Friday, May 9, 2008

Icecore by Matt Whyman


17-year-old Carl Hobbes has just pulled off the impossible: He's hacked into Fort Knox and opened the vault doors from his home computer. Unfortunately, the government has tracked him down. They make him a deal: if he tells them how he did it, and swears to secrecy, he'll get off the hook. Otherwise, he's looking at a public trial and a very, very long prison sentence. Carl agrees to tell the United States government everything. For his debriefing, they fly him to an undisclosed, sub-zero facility known as the Guantanmo of the North. The freezing barren wasteland doesn't bode well, and Carl gets even more nervous when he's manhandled into a cage alongside some of the world's worst terrorists. Carl tries to keep calm, knowing that he's only there till he can be debriefed. By the end of the weekend he'll be back home and it will all over.
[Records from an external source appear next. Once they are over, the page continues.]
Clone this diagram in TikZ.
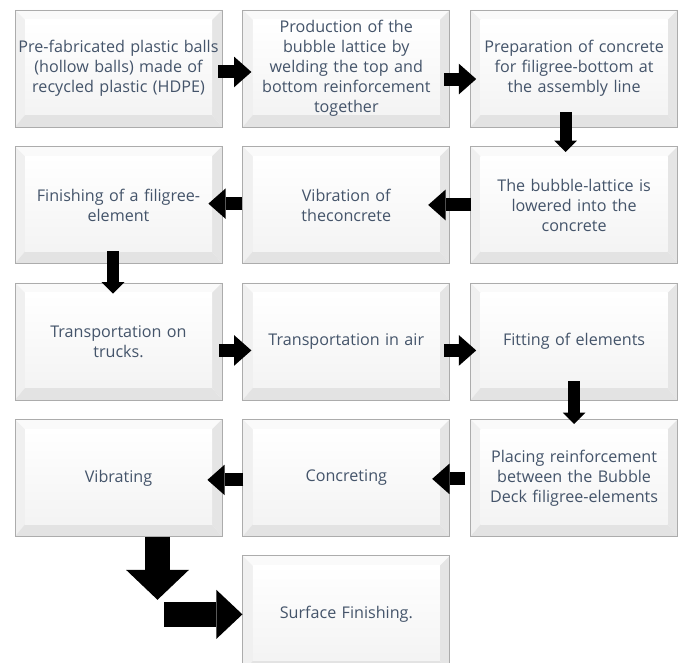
\documentclass[tikz,border=0pt]{standalone}
\usepackage{fontspec}
\setmainfont{Open Sans}
\usetikzlibrary{positioning,calc,arrows.meta}
\definecolor{txtgray}{HTML}{44546A}

\begin{document}
\begin{tikzpicture}[
    stepbox/.style={rectangle, draw=gray!65, line width=0.6pt, minimum width=155.25pt, minimum height=87.75pt,
        text width=155pt, align=center, inner sep=0pt, text=txtgray, font=\fontsize{12.1}{15}\selectfont,
        path picture={
            \path (path picture bounding box.north west) coordinate (bnw)
                (path picture bounding box.north east) coordinate (bne)
                (path picture bounding box.south west) coordinate (bsw)
                (path picture bounding box.south east) coordinate (bse);
            \fill[gray!4] (bnw) -- (bne) -- ($(bne)+(-7.5pt,-7.5pt)$) -- ($(bnw)+(7.5pt,-7.5pt)$) -- cycle;
            \fill[gray!12] (bnw) -- (bsw) -- ($(bsw)+(7.5pt,9pt)$) -- ($(bnw)+(7.5pt,-7.5pt)$) -- cycle;
            \fill[gray!20] (bne) -- (bse) -- ($(bse)+(-7.5pt,9pt)$) -- ($(bne)+(-7.5pt,-7.5pt)$) -- cycle;
            \fill[gray!22] (bsw) -- (bse) -- ($(bse)+(-7.5pt,9pt)$) -- ($(bsw)+(7.5pt,9pt)$) -- cycle;
            \shade[top color=white, bottom color=gray!9] ($(bnw)+(7.5pt,-7.5pt)$) rectangle ($(bse)+(-7.5pt,9pt)$);
        }},
    flow/.style={line width=9.75pt, -{Triangle[length=13pt, width=23pt, line width=0pt]}},
    flowdown/.style={line width=9pt, -{Triangle[length=8.5pt, width=17pt, line width=0pt]}},
    bigflow/.style={line width=18.75pt, -{Triangle[length=22.5pt, width=47.25pt, line width=0pt]}},
    node distance=14pt and 15pt
    ]
	\useasboundingbox (0,0) rectangle (510.75pt,-497.25pt);

	\node[stepbox] (pballs) at (88.875pt,-51.375pt) {Pre-fabricated plastic balls\\(hollow balls) made of\\recycled plastic (HDPE)};
	\node[stepbox, right=of pballs] (lattice) {Production of the\\bubble lattice by\\welding the top and\\bottom reinforcement\\together};
	\node[stepbox, right=of lattice] (prep) {Preparation of concrete\\for filigree-bottom at\\the assembly line};
	\node[stepbox, below=of prep] (lower) {The bubble-lattice is\\lowered into the\\concrete};
	\node[stepbox, left=of lower] (vibconc) {Vibration of\\theconcrete};
	\node[stepbox, left=of vibconc] (finish) {Finishing of a filigree-\\element};
	\node[stepbox, below=of finish] (trucks) {Transportation on\\trucks.};
	\node[stepbox, right=of trucks] (air) {Transportation in air};
	\node[stepbox, right=of air] (fitting) {Fitting of elements};
	\node[stepbox, below=of fitting] (placing) {Placing reinforcement\\between the Bubble\\Deck filigree-elements};
	\node[stepbox, left=of placing] (concreting) {Concreting};
	\node[stepbox, left=of concreting] (vibrating) {Vibrating};
	\node[stepbox, below=of concreting] (surface) {Surface Finishing.};

	\draw[flow] ([xshift=-3pt,yshift=-2.6pt]pballs.east) -- ([xshift=6.75pt,yshift=-2.6pt]lattice.west);
	\draw[flow] ([xshift=-4.5pt,yshift=-7.9pt]lattice.east) -- ([xshift=4.5pt,yshift=-7.9pt]prep.west);
	\draw[flowdown] ([xshift=-6.4pt,yshift=11.25pt]prep.south) -- ([xshift=-6.4pt,yshift=-4.5pt]lower.north);
	\draw[flow] ([xshift=0.75pt]lower.west) -- ([xshift=-16.5pt]vibconc.east);
	\draw[flow] ([yshift=1pt]vibconc.west) -- ([xshift=-10.5pt,yshift=1pt]finish.east);
	\draw[flowdown] ([xshift=-4.1pt,yshift=9.75pt]finish.south) -- ([xshift=-4.1pt,yshift=-8.25pt]trucks.north);
	\draw[flow] ([xshift=-2.25pt,yshift=-6.75pt]trucks.east) -- ([xshift=6.75pt,yshift=-6.75pt]air.west);
	\draw[flow] ([xshift=-4.5pt,yshift=-6.75pt]air.east) -- ([xshift=4.5pt,yshift=-6.75pt]fitting.west);
	\draw[flowdown] ([yshift=14.25pt]fitting.south) -- ([yshift=-3.75pt]placing.north);
	\draw[flow] ([xshift=-3.75pt,yshift=-0.75pt]placing.west) -- ([xshift=-13.5pt,yshift=-0.75pt]concreting.east);
	\draw[flow] ([xshift=0.75pt,yshift=-1.5pt]concreting.west) -- ([xshift=-11.25pt,yshift=-1.5pt]vibrating.east);
	\draw[bigflow] ([xshift=29.25pt]vibrating.south) -- ([xshift=29.25pt,yshift=-47.25pt]vibrating.south);
	\draw[bigflow, -{Triangle[length=19.5pt, width=36.75pt, line width=0pt]}] ([xshift=-58.5pt]surface.west) -- (surface.west);
\end{tikzpicture}
\end{document}
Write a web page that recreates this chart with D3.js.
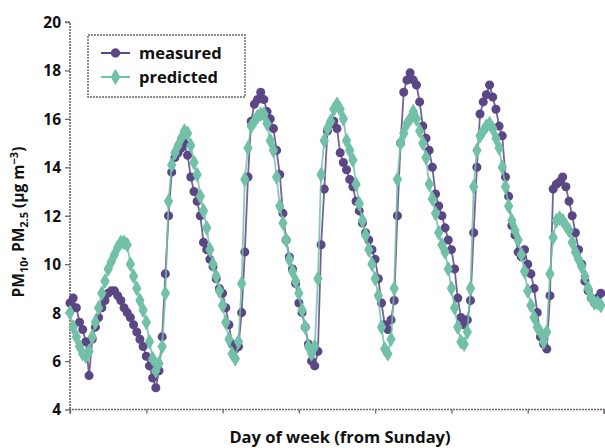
<!DOCTYPE html>
<html>
<head>
<meta charset="utf-8">
<script src="https://cdn.jsdelivr.net/npm/d3@7"></script>
<style>
  html, body { margin: 0; padding: 0; background: #fff; }
  svg { display: block; }
  text { font-family: "Open Sans", "Noto Sans", sans-serif; font-weight: 700; fill: #111; }
</style>
</head>
<body>
<script>
// Hourly PM concentrations over one week, starting Sunday 00:00
const seriesNames = ["measured", "predicted"];

const measured = [
  8.4, 8.6, 8.2, 7.6, 7.3, 6.8, 5.4, 6.9, 7.4, 7.8, 8.2, 8.5, 8.8, 8.9, 8.9, 8.7, 8.5, 8.2, 8.0, 7.8, 7.5, 7.2, 6.9, 6.6,
  6.2, 5.8, 5.3, 4.9, 5.6, 7.0, 9.6, 12.0, 13.8, 14.4, 14.6, 14.8, 15.0, 14.5, 13.6, 13.0, 12.6, 12.0, 10.9, 10.6, 10.2, 9.9, 9.4, 9.0,
  8.8, 8.2, 7.5, 6.7, 6.5, 6.6, 8.0, 10.5, 13.6, 15.9, 16.6, 16.8, 17.1, 16.8, 16.3, 16.0, 15.6, 14.7, 13.7, 12.1, 11.0, 10.3, 9.8, 9.2,
  8.4, 8.0, 7.4, 6.7, 6.0, 5.8, 6.4, 10.8, 13.1, 15.5, 15.8, 15.9, 15.6, 14.6, 14.2, 13.9, 13.5, 13.2, 12.6, 12.2, 11.7, 11.3, 11.0, 10.6,
  10.2, 9.4, 8.4, 7.5, 7.3, 7.7, 8.5, 12.0, 15.0, 17.1, 17.6, 17.9, 17.6, 17.4, 16.7, 15.7, 15.2, 14.7, 14.0, 12.9, 12.4, 12.0, 11.5, 11.0,
  10.6, 9.8, 8.6, 7.8, 7.5, 7.7, 8.5, 11.3, 14.0, 16.2, 16.7, 17.0, 17.4, 16.9, 16.4, 15.7, 15.3, 13.6, 12.8, 11.6, 11.2, 10.5, 10.3, 10.6,
  10.0, 9.6, 9.0, 8.0, 7.0, 6.7, 6.5, 8.7, 13.1, 13.3, 13.4, 13.6, 13.2, 12.6, 12.0, 11.3, 10.6, 10.0, 9.3, 8.9, 8.6, 8.4, 8.6, 8.8
];

const predicted = [
  8.0, 7.4, 7.0, 6.6, 6.3, 6.2, 6.4, 7.0, 7.6, 8.2, 8.8, 9.3, 9.8, 10.1, 10.4, 10.7, 10.9, 10.9, 10.8, 10.0, 9.5, 9.0, 8.5, 8.1,
  7.6, 6.8, 6.1, 5.6, 5.9, 6.6, 8.8, 12.6, 14.1, 14.6, 14.9, 15.2, 15.5, 15.4, 14.9, 14.2, 13.7, 12.8, 12.2, 11.5, 10.6, 10.0, 9.5, 8.9,
  8.3, 7.6, 6.9, 6.3, 6.1, 6.8, 9.2, 13.5, 14.8, 15.7, 15.9, 16.1, 16.2, 16.2, 15.8, 15.1, 14.7, 13.6, 12.4, 11.7, 11.0, 10.2, 9.7, 9.3,
  8.8, 8.1, 7.4, 6.6, 6.3, 6.6, 9.4, 13.7, 15.1, 15.6, 15.9, 16.4, 16.6, 16.4, 16.0, 15.1, 14.7, 14.3, 13.3, 12.5, 11.8, 11.2, 10.6, 10.0,
  9.4, 8.7, 7.4, 6.5, 6.3, 6.9, 9.0, 13.5, 15.0, 15.4, 15.8, 16.0, 16.3, 16.0, 15.5, 15.0, 14.4, 13.3, 12.7, 12.1, 11.3, 10.8, 10.5, 9.8,
  9.0, 8.2, 7.4, 6.8, 6.7, 7.2, 9.0, 13.2, 14.7, 15.3, 15.5, 15.7, 15.8, 15.6, 15.2, 14.8, 14.0, 13.2, 12.4, 11.8, 11.4, 11.0, 10.4, 9.7,
  8.9, 8.3, 7.8, 7.4, 7.2, 6.8, 7.2, 9.6, 11.1, 11.8, 11.9, 11.8, 11.6, 11.4, 10.9, 10.5, 10.2, 9.9, 9.5, 9.0, 8.6, 8.4, 8.4, 8.3
];

const yTicks = [4, 6, 8, 10, 12, 14, 16, 18, 20];
const dayTicks = [0, 24, 48, 72, 96, 120, 144, 168];

const colors = { measured: "#5a4784", predicted: "#72c0a8" };

const W = 605, H = 448;
const svg = d3.select("body").append("svg").attr("width", W).attr("height", H);

const x = d3.scaleLinear().domain([0, 168]).range([70, 604]);
const y = d3.scaleLinear().domain([4, 20]).range([409.5, 22]);

const axisColor = "#6f6360";

// y axis
const yAxis = svg.append("g").attr("transform", "translate(70,0)")
  .call(d3.axisLeft(y).tickValues(yTicks).tickSize(5).tickPadding(4));
yAxis.selectAll("text").style("font-size", "15.5px").attr("dy", "0.35em");

// x axis (day boundaries, unlabeled)
const xAxis = svg.append("g").attr("transform", "translate(0,409.5)")
  .call(d3.axisBottom(x).tickValues(dayTicks).tickSize(4).tickFormat(""));

[yAxis, xAxis].forEach(g => {
  g.select(".domain").attr("stroke", axisColor).attr("stroke-width", 1.6).attr("stroke-dasharray", "2,1");
  g.selectAll(".tick line").attr("stroke", axisColor).attr("stroke-width", 1.3);
});
yAxis.select(".domain").attr("d", `M-5,${y(20)}H0V${y(4)}`);
xAxis.select(".domain").attr("d", `M${x(0)},4V0H${x(168)}V4`);

// series: measured below, predicted on top
const line = d3.line().x((d, i) => x(i)).y(d => y(d));
const seriesData = { measured, predicted };
const symbols = { measured: d3.symbolCircle, predicted: d3.symbolDiamond };
const symbolSize = { measured: 46, predicted: 52 };

seriesNames.forEach(name => {
  const g = svg.append("g");
  g.append("path").datum(seriesData[name])
    .attr("d", line).attr("fill", "none")
    .attr("stroke", colors[name]).attr("stroke-width", 1.8).attr("stroke-opacity", 0.85);
  g.selectAll("path.pt").data(seriesData[name]).join("path")
    .attr("class", "pt")
    .attr("transform", (d, i) => `translate(${x(i)},${y(d)})`)
    .attr("d", d3.symbol().type(symbols[name]).size(symbolSize[name]))
    .attr("fill", colors[name]).attr("stroke", colors[name])
    .attr("stroke-width", 1.4).attr("stroke-linejoin", "round");
});

// legend
const lg = svg.append("g");
lg.append("rect").attr("x", 88).attr("y", 35).attr("width", 157).attr("height", 62)
  .attr("fill", "#fff").attr("stroke", axisColor).attr("stroke-width", 1.4).attr("stroke-dasharray", "2,1");
seriesNames.forEach((name, i) => {
  const cy = 53 + i * 24;
  lg.append("line").attr("x1", 101).attr("x2", 130).attr("y1", cy).attr("y2", cy)
    .attr("stroke", colors[name]).attr("stroke-width", 2);
  lg.append("path").attr("transform", `translate(115.5,${cy})`)
    .attr("d", d3.symbol().type(symbols[name]).size(symbolSize[name] + 6)())
    .attr("fill", colors[name]).attr("stroke", colors[name])
    .attr("stroke-width", 1.2).attr("stroke-linejoin", "round");
  lg.append("text").attr("x", 139).attr("y", cy).attr("dy", "0.35em")
    .style("font-size", "16.5px").text(name);
});

// axis titles
svg.append("text").attr("x", 340).attr("y", 443).attr("text-anchor", "middle")
  .style("font-size", "16.5px").text("Day of week (from Sunday)");

const yt = svg.append("text").attr("transform", "translate(24,222) rotate(-90)")
  .attr("text-anchor", "middle").style("font-size", "15.5px");
yt.append("tspan").text("PM");
yt.append("tspan").attr("dy", 4).style("font-size", "11px").text("10");
yt.append("tspan").attr("dy", -4).text(", PM");
yt.append("tspan").attr("dy", 4).style("font-size", "11px").text("2.5");
yt.append("tspan").attr("dy", -4).text(" (µg m");
yt.append("tspan").attr("dy", -6).style("font-size", "11px").text("−3");
yt.append("tspan").attr("dy", 6).text(")");
</script>
</body>
</html>
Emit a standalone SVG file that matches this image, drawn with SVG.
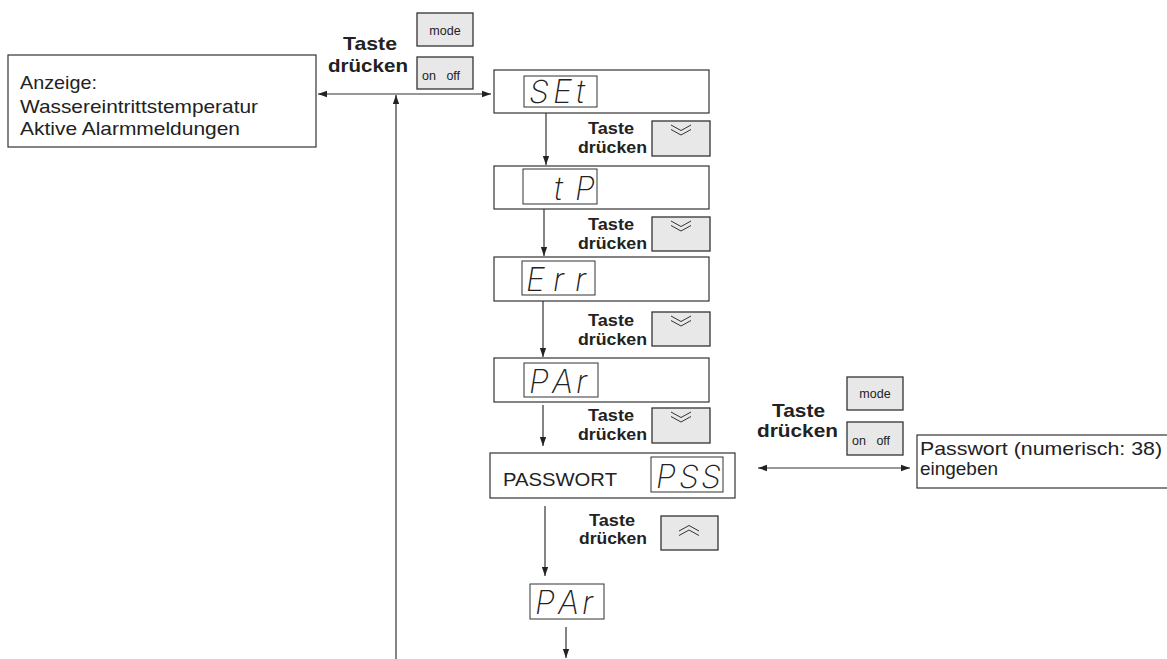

That is, if he lives that long.

Despite the author's efforts, it's hard to feel much sympathy for Carl, despite his youth and relative innocence. The majority of the time he's either being arrogant, too naive, or downright whiney. It's only toward the middle of the book that the real story begins to come out - explaining the disdain the guards feel toward Carl and the reason he's been flown to the Arctic Circle containment camp. At that point, both Carl and the plot start to get more interesting. And once it gets going...it REALLY gets going. Gunfights, explosions, mercenary plots and double identites keep the adrenaline rushing till the fiery, freezing finale!